* **Work required**
Keep the pictures out and restate every record exactly.

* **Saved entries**
- - - -

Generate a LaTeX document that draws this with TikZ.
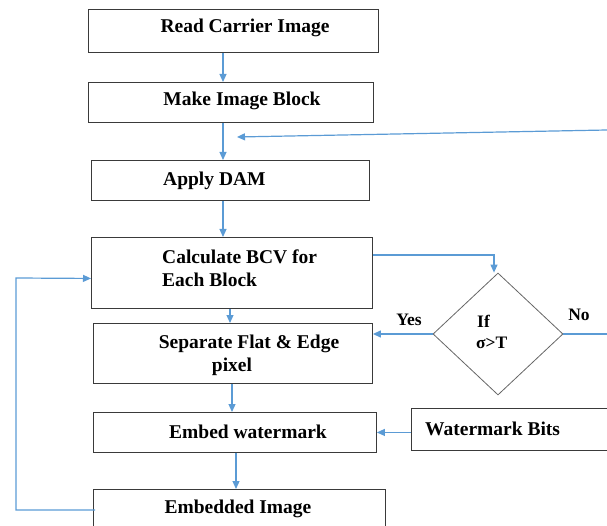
\documentclass[tikz,border=0pt]{standalone}
\usepackage{fontspec}
\setmainfont{Liberation Serif}
\usetikzlibrary{shapes.geometric,arrows.meta,calc}
\definecolor{arr}{HTML}{5B9BD5}
\definecolor{boxc}{HTML}{3A3A3A}
\begin{document}
\begin{tikzpicture}[x=1pt,y=-1pt,
  box/.style={draw=boxc,line width=0.9pt,rectangle,inner sep=0pt,anchor=north west},
  lbl/.style={font=\fontsize{19.5}{23}\selectfont\bfseries,inner sep=0pt,align=left},
  sml/.style={font=\fontsize{17.5}{20}\selectfont\bfseries,inner sep=0pt},
  conn/.style={draw=arr,line width=1.2pt},
  arrow/.style={conn,-{Triangle[width=7pt,length=8pt]}}]
\useasboundingbox (0,0) rectangle (607,526);
\clip (0,0) rectangle (607,526);
% boxes
\node[box,minimum width=290pt,minimum height=43pt] (b1) at (88,9) {};
\node[lbl] (t1) at (245,28) {Read Carrier Image};
\node[box,minimum width=285pt,minimum height=40pt] (b2) at (88,82) {};
\node[lbl] (t2) at (242,101) {Make Image Block};
\node[box,minimum width=278pt,minimum height=40pt] (b3) at (91,160) {};
\node[lbl,anchor=west] (t3) at (163,181) {Apply DAM};
\node[box,minimum width=281pt,minimum height=71pt] (b4) at (91,237) {};
\node[lbl,anchor=west] (t4) at (162,268) {Calculate BCV for\\Each Block};
\node[box,minimum width=279pt,minimum height=60pt] (b5) at (93,323) {};
\node[lbl,align=center] (t5) at (249,355) {Separate Flat \& Edge\\\hspace*{-34pt}pixel};
\node[box,minimum width=283pt,minimum height=40pt] (b6) at (93,412) {};
\node[lbl] (t6) at (248,432) {Embed watermark};
\node[box,minimum width=292pt,minimum height=55pt] (b7) at (93,489) {};
\node[lbl] (t7) at (238,509) {Embedded Image};
\node[box,minimum width=210pt,minimum height=42pt] (wb) at (411,408) {};
\node[lbl,anchor=west] (twb) at (425,429) {Watermark Bits};
% decision
\node[draw=black!60,line width=0.8pt,shape=diamond,minimum width=130pt,minimum height=122pt,inner sep=0pt] (dia) at (498,334) {};
\node[sml,anchor=west] (tif) at (477,321) {If};
\node[sml,anchor=west] (tsig) at (476,343) {σ>T};
\node[sml] (yes) at (409,320) {Yes};
\node[sml] (no) at (579,315) {No};
% connectors
\coordinate (fbR) at (607,130);
\coordinate (fbL) at (237,137);
\coordinate (noR) at (607,334);
\coordinate (lx) at (16,0);
\draw[arrow] (b1.south -| 223,0) -- (b2.north -| 223,0);
\draw[arrow] (b2.south -| 223,0) -- (b3.north -| 223,0);
\draw[arrow] (fbR) -- (fbL);
\draw[arrow] (b3.south -| 223,0) -- (b4.north -| 223,0);
\draw[arrow] ($(b4.north east)+(0,18)$) -| ($(dia.north)+(-4,0)$);
\draw[arrow] (b4.south -| 230,0) -- (b5.north -| 230,0);
\draw[arrow] (dia.west) -- (dia.west -| b5.east);
\draw[conn] (dia.east) -- (noR);
\draw[arrow] (b5.south -| 232,0) -- (b6.north -| 232,0);
\draw[arrow] (wb.west |- b6.east) -- (b6.east);
\draw[arrow] (b6.south -| 236,0) -- (b7.north -| 236,0);
\draw[arrow] ($(b7.north west)+(2,21)$) -| (lx |- 0,278) -- ($(b4.west)+(0,5.5)$);
\end{tikzpicture}
\end{document}
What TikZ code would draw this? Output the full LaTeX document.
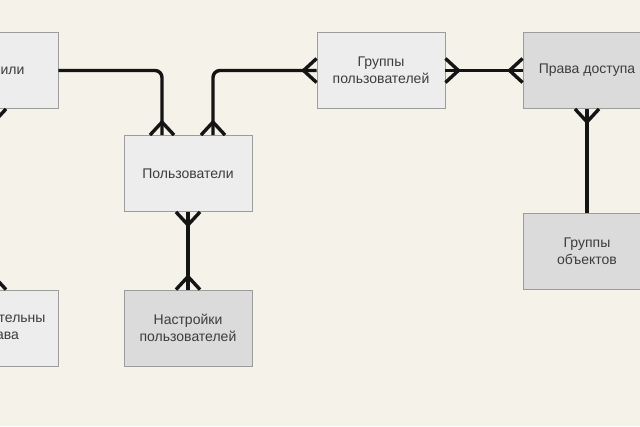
\documentclass[tikz,border=0pt]{standalone}
\usepackage{fontspec}
\setmainfont{Liberation Sans}
\usepackage{xcolor}
\definecolor{bg}{HTML}{F4F2E9}
\definecolor{fillA}{HTML}{EDEDEE}
\definecolor{fillB}{HTML}{DBDBDB}
\definecolor{edge}{HTML}{9C9C9C}
\definecolor{txt}{HTML}{3C3C3C}

\begin{document}
\begin{tikzpicture}[x=1pt,y=-1pt,
  box/.style={draw=edge, line width=0.9pt, fill=fillA, minimum width=128pt, minimum height=76pt,
    align=center, text=txt, font=\fontsize{14}{17}\selectfont},
  darkbox/.style={box, fill=fillB},
  conn/.style={draw=black!92, line width=3.4pt},
  crow/.pic={\draw[conn] (0,0) -- (13,-12) (0,0) -- (13,12);}]
\useasboundingbox (0,0) rectangle (640,426);
\clip (0,0) rectangle (640,426);
\fill[bg] (0,0) rectangle (640,426);

\node[box] (prof) at (-6,70.5) {Профили};
\node[box] (polz) at (188,173.5) {Пользователи};
\node[box] (grpolz) at (381,70.5) {Группы\\пользователей};
\node[darkbox] (prava) at (587,70.5) {Права доступа};
\node[darkbox] (grobj) at (587,251) {Группы\\объектов};
\node[darkbox] (nastr) at (188,328) {Настройки\\пользователей};
\node[box] (dop) at (-6,328) {Дополнительны\\е права};

% links
\draw[conn, rounded corners=7] (prof.east) -| ([xshift=-26pt]polz.north);
\draw[conn, rounded corners=7] (grpolz.west) -| ([xshift=25pt]polz.north);
\draw[conn] (grpolz.east) -- (prava.west);
\draw[conn] (prava.south) -- (grobj.north);
\draw[conn] (polz.south) -- (nastr.north);
\draw[conn] (prof.south) -- (dop.north);

% crow's feet
\pic[rotate=-90] at ([xshift=-26pt,yshift=13pt]polz.north) {crow};
\pic[rotate=-90] at ([xshift=25pt,yshift=13pt]polz.north) {crow};
\pic[rotate=0] at ([xshift=-13pt]grpolz.west) {crow};
\pic[rotate=180] at ([xshift=13pt]grpolz.east) {crow};
\pic[rotate=0] at ([xshift=-13pt]prava.west) {crow};
\pic[rotate=90] at ([yshift=-13pt]prava.south) {crow};
\pic[rotate=90] at ([yshift=-13pt]polz.south) {crow};
\pic[rotate=-90] at ([yshift=13pt]nastr.north) {crow};
\pic[rotate=90] at ([yshift=-13pt]prof.south) {crow};
\pic[rotate=-90] at ([yshift=13pt]dop.north) {crow};
\end{tikzpicture}
\end{document}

- - - -

* **Reply to the task**
Generate a LaTeX document that draws this with TikZ.
\documentclass[tikz,border=0pt]{standalone}
\usepackage{fontspec}
\setmainfont{Liberation Serif}
\usetikzlibrary{shapes.geometric,arrows.meta,calc}
\definecolor{arr}{HTML}{5B9BD5}
\definecolor{boxc}{HTML}{3A3A3A}
\begin{document}
\begin{tikzpicture}[x=1pt,y=-1pt,
  box/.style={draw=boxc,line width=0.9pt,rectangle,inner sep=0pt,anchor=north west},
  lbl/.style={font=\fontsize{19.5}{23}\selectfont\bfseries,inner sep=0pt,align=left},
  sml/.style={font=\fontsize{17.5}{20}\selectfont\bfseries,inner sep=0pt},
  conn/.style={draw=arr,line width=1.2pt},
  arrow/.style={conn,-{Triangle[width=7pt,length=8pt]}}]
\useasboundingbox (0,0) rectangle (607,526);
\clip (0,0) rectangle (607,526);
% boxes
\node[box,minimum width=290pt,minimum height=43pt] (b1) at (88,9) {};
\node[lbl] (t1) at (245,28) {Read Carrier Image};
\node[box,minimum width=285pt,minimum height=40pt] (b2) at (88,82) {};
\node[lbl] (t2) at (242,101) {Make Image Block};
\node[box,minimum width=278pt,minimum height=40pt] (b3) at (91,160) {};
\node[lbl,anchor=west] (t3) at (163,181) {Apply DAM};
\node[box,minimum width=281pt,minimum height=71pt] (b4) at (91,237) {};
\node[lbl,anchor=west] (t4) at (162,268) {Calculate BCV for\\Each Block};
\node[box,minimum width=279pt,minimum height=60pt] (b5) at (93,323) {};
\node[lbl,align=center] (t5) at (249,355) {Separate Flat \& Edge\\\hspace*{-34pt}pixel};
\node[box,minimum width=283pt,minimum height=40pt] (b6) at (93,412) {};
\node[lbl] (t6) at (248,432) {Embed watermark};
\node[box,minimum width=292pt,minimum height=55pt] (b7) at (93,489) {};
\node[lbl] (t7) at (238,509) {Embedded Image};
\node[box,minimum width=210pt,minimum height=42pt] (wb) at (411,408) {};
\node[lbl,anchor=west] (twb) at (425,429) {Watermark Bits};
% decision
\node[draw=black!60,line width=0.8pt,shape=diamond,minimum width=130pt,minimum height=122pt,inner sep=0pt] (dia) at (498,334) {};
\node[sml,anchor=west] (tif) at (477,321) {If};
\node[sml,anchor=west] (tsig) at (476,343) {σ>T};
\node[sml] (yes) at (409,320) {Yes};
\node[sml] (no) at (579,315) {No};
% connectors
\coordinate (fbR) at (607,130);
\coordinate (fbL) at (237,137);
\coordinate (noR) at (607,334);
\coordinate (lx) at (16,0);
\draw[arrow] (b1.south -| 223,0) -- (b2.north -| 223,0);
\draw[arrow] (b2.south -| 223,0) -- (b3.north -| 223,0);
\draw[arrow] (fbR) -- (fbL);
\draw[arrow] (b3.south -| 223,0) -- (b4.north -| 223,0);
\draw[arrow] ($(b4.north east)+(0,18)$) -| ($(dia.north)+(-4,0)$);
\draw[arrow] (b4.south -| 230,0) -- (b5.north -| 230,0);
\draw[arrow] (dia.west) -- (dia.west -| b5.east);
\draw[conn] (dia.east) -- (noR);
\draw[arrow] (b5.south -| 232,0) -- (b6.north -| 232,0);
\draw[arrow] (wb.west |- b6.east) -- (b6.east);
\draw[arrow] (b6.south -| 236,0) -- (b7.north -| 236,0);
\draw[arrow] ($(b7.north west)+(2,21)$) -| (lx |- 0,278) -- ($(b4.west)+(0,5.5)$);
\end{tikzpicture}
\end{document}
What TikZ code would draw this? Output the full LaTeX document.
\documentclass[tikz,border=0pt]{standalone}
\usepackage{fontspec}
\setmainfont{Liberation Sans}
\usepackage{xcolor}
\definecolor{bg}{HTML}{F4F2E9}
\definecolor{fillA}{HTML}{EDEDEE}
\definecolor{fillB}{HTML}{DBDBDB}
\definecolor{edge}{HTML}{9C9C9C}
\definecolor{txt}{HTML}{3C3C3C}

\begin{document}
\begin{tikzpicture}[x=1pt,y=-1pt,
  box/.style={draw=edge, line width=0.9pt, fill=fillA, minimum width=128pt, minimum height=76pt,
    align=center, text=txt, font=\fontsize{14}{17}\selectfont},
  darkbox/.style={box, fill=fillB},
  conn/.style={draw=black!92, line width=3.4pt},
  crow/.pic={\draw[conn] (0,0) -- (13,-12) (0,0) -- (13,12);}]
\useasboundingbox (0,0) rectangle (640,426);
\clip (0,0) rectangle (640,426);
\fill[bg] (0,0) rectangle (640,426);

\node[box] (prof) at (-6,70.5) {Профили};
\node[box] (polz) at (188,173.5) {Пользователи};
\node[box] (grpolz) at (381,70.5) {Группы\\пользователей};
\node[darkbox] (prava) at (587,70.5) {Права доступа};
\node[darkbox] (grobj) at (587,251) {Группы\\объектов};
\node[darkbox] (nastr) at (188,328) {Настройки\\пользователей};
\node[box] (dop) at (-6,328) {Дополнительны\\е права};

% links
\draw[conn, rounded corners=7] (prof.east) -| ([xshift=-26pt]polz.north);
\draw[conn, rounded corners=7] (grpolz.west) -| ([xshift=25pt]polz.north);
\draw[conn] (grpolz.east) -- (prava.west);
\draw[conn] (prava.south) -- (grobj.north);
\draw[conn] (polz.south) -- (nastr.north);
\draw[conn] (prof.south) -- (dop.north);

% crow's feet
\pic[rotate=-90] at ([xshift=-26pt,yshift=13pt]polz.north) {crow};
\pic[rotate=-90] at ([xshift=25pt,yshift=13pt]polz.north) {crow};
\pic[rotate=0] at ([xshift=-13pt]grpolz.west) {crow};
\pic[rotate=180] at ([xshift=13pt]grpolz.east) {crow};
\pic[rotate=0] at ([xshift=-13pt]prava.west) {crow};
\pic[rotate=90] at ([yshift=-13pt]prava.south) {crow};
\pic[rotate=90] at ([yshift=-13pt]polz.south) {crow};
\pic[rotate=-90] at ([yshift=13pt]nastr.north) {crow};
\pic[rotate=90] at ([yshift=-13pt]prof.south) {crow};
\pic[rotate=-90] at ([yshift=13pt]dop.north) {crow};
\end{tikzpicture}
\end{document}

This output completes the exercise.